Reviewing Regulations

The Honolulu Department of Planning and Permitting opposed the measure, saying it already has taken steps to review land-use regulations and noting the city recently adopted rules to govern its multifamily rental housing program.

“Efforts are also underway to revamp the DPP website, making it more user-friendly and providing timely and transparent information on projects and initiatives under consideration,” DPP Director Dean Uchida said in written testimony.

Although state law provides an avenue for affordable housing projects to seek exemptions from county zoning ordinances, developers often encounter fierce neighborhood opposition.

The Hawaii Association of Realtors was one of the main backers of the bill as a way to increase the state’s housing stock.

“Everyone has a right to a home,” the association’s president Kelly Liberatore said in an interview.

She said community opposition was one of the biggest obstacles for developers.

“They can’t move forward until they get complete approval,” she said. “There are these groups that will sue or just oppose very loudly that they don’t want these developments to happen in their backyard.”

Community Concerns

In 2020, a neighborhood group in Maili in West Oahu filed a lawsuit to stop construction of a 52-unit affordable rental project called Hale Makana O Maili.

The group cited concerns the complex was too big and would diminish property values in the area.

“The lawsuit nearly torpedoed our project,” said Kali Watson, head of the nonprofit Hawaiian Community Development Board.

The 1st Circuit Court ruled in favor of the project, which was eventually completed with all units filled.

Watson said filing for an affordable housing exemption is an onerous task since the project must be reviewed by multiple government entities, including neighborhood boards that are advisory in nature but can have heavy influence on city council decisions.

In another example, the owners of the Manoa Chinese Cemetery are facing opposition from neighborhood residents to their proposal to build an affordable housing project for older adults.

Demonstrators opposing Manoa Banyan Court project gather near University Avenue and East Manoa Road.
A proposal to build an affordable housing complex in Manoa met community opposition. Cory Lum/Civil Beat/2022

A wave of local protests also prompted a developer to withdraw its application to build a 73-unit affordable housing complex in the affluent neighborhood of Kailua the day before it was scheduled for a vote by the Honolulu City Council.

The chair of of the Kailua Neighborhood Board, Bill Hicks, said the proposed complex “was the wrong project for the wrong place,” although he insisted that residents are supportive of affordable housing in general.

“My fear is that this (bill) gets painted as anybody who is opposed to affordable housing is doing so for selfish, ‘not in my backyard’ reasons,” he said in an interview. “That is a generalization that I think is unfair and certainly one that does not apply to the Kailua situation.”

“In Kailua I would say yes in my backyard,” he added. “Put affordable housing in my backyard as long as it’s an area that’s not zoned as residential.”

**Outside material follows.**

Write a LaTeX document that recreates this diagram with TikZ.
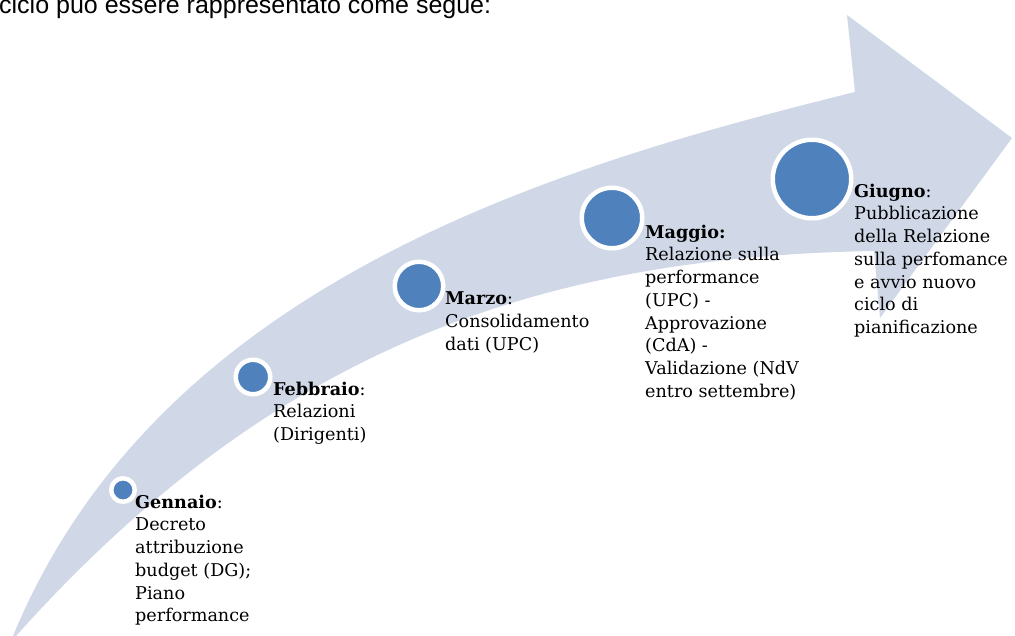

Opposition from local residents prompted a developer to withdraw a proposal for an affordable housing project in Kailua last year. Ahe Group

Laura Foote, executive director for the national organization YIMBY Action, said that community opposition often dominated by homeowners can have a domino effect.

“They have concerns and housing doesn’t get approved, especially affordable housing,” she said.

She said the “ability to stall projects means that you get this systemic effect where affordable housing developers are shy to propose affordable housing in wealthier, high opportunity neighborhoods.”

Several other measures aimed at expediting development, including one that would have exempted affordable housing projects from the environmental impact statement rule, died in the Legislature.

Hashimoto expressed hope both legislative chambers would overcome their differences and pass HB 1837.

“The sentiment is there,” he said. “I think the Legislature believes that we need to continue having conversations in one place with the counties, the state and even the federal government on what type of solution we need to take a look at and continue to streamline from a policy perspective to help spur affordable housing.”